## Prompt
Collect every line below that contains the word "this".

## The data
****************************************

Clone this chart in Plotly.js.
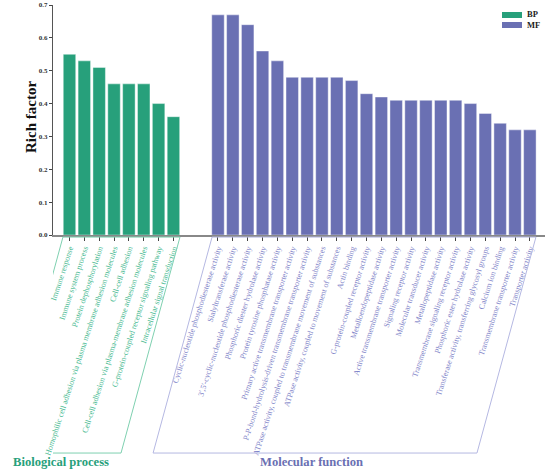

****************************************

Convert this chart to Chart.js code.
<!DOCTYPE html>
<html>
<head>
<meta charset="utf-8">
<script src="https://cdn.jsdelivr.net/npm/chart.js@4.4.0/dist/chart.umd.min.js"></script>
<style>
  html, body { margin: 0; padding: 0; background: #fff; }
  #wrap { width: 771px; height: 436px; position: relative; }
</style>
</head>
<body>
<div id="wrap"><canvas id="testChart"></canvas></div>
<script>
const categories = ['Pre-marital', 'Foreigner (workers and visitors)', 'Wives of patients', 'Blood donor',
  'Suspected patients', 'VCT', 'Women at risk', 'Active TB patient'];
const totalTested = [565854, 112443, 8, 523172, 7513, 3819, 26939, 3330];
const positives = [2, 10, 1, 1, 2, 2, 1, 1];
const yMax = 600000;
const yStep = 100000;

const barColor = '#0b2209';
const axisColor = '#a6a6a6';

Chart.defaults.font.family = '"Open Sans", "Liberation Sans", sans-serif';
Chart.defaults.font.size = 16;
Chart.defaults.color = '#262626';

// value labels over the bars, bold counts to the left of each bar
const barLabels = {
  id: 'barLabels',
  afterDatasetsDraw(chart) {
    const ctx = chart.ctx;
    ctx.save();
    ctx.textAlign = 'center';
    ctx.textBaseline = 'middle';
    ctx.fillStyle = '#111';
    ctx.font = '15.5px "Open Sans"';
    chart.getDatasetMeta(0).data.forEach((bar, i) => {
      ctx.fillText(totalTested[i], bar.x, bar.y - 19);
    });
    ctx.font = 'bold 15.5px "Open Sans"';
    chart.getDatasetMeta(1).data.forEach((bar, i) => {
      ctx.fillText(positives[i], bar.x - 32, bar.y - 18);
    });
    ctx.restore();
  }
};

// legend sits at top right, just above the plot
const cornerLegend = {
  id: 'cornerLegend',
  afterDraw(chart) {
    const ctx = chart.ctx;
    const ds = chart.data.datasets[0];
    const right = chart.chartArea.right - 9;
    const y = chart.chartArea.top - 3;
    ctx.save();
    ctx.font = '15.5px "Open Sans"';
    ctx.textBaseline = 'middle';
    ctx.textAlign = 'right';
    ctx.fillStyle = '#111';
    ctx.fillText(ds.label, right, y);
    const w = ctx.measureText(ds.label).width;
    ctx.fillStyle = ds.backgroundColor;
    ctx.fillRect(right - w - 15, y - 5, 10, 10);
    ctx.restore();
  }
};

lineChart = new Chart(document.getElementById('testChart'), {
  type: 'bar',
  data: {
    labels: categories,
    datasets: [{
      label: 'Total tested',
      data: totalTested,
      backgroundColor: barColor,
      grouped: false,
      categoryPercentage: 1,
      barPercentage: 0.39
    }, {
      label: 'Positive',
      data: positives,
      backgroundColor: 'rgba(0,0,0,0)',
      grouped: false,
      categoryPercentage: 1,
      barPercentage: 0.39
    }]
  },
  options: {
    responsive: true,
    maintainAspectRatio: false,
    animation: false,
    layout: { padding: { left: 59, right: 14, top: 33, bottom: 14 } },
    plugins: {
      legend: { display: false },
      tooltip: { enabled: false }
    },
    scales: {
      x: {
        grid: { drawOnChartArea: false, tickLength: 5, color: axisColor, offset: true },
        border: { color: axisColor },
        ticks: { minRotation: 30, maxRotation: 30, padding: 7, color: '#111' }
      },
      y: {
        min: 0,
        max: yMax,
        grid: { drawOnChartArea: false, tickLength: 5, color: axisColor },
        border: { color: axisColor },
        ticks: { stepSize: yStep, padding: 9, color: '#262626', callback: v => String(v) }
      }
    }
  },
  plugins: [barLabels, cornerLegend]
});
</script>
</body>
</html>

****************************************

## Reply to the task
Clone this chart in Plotly.js.
Convert this chart to Chart.js code.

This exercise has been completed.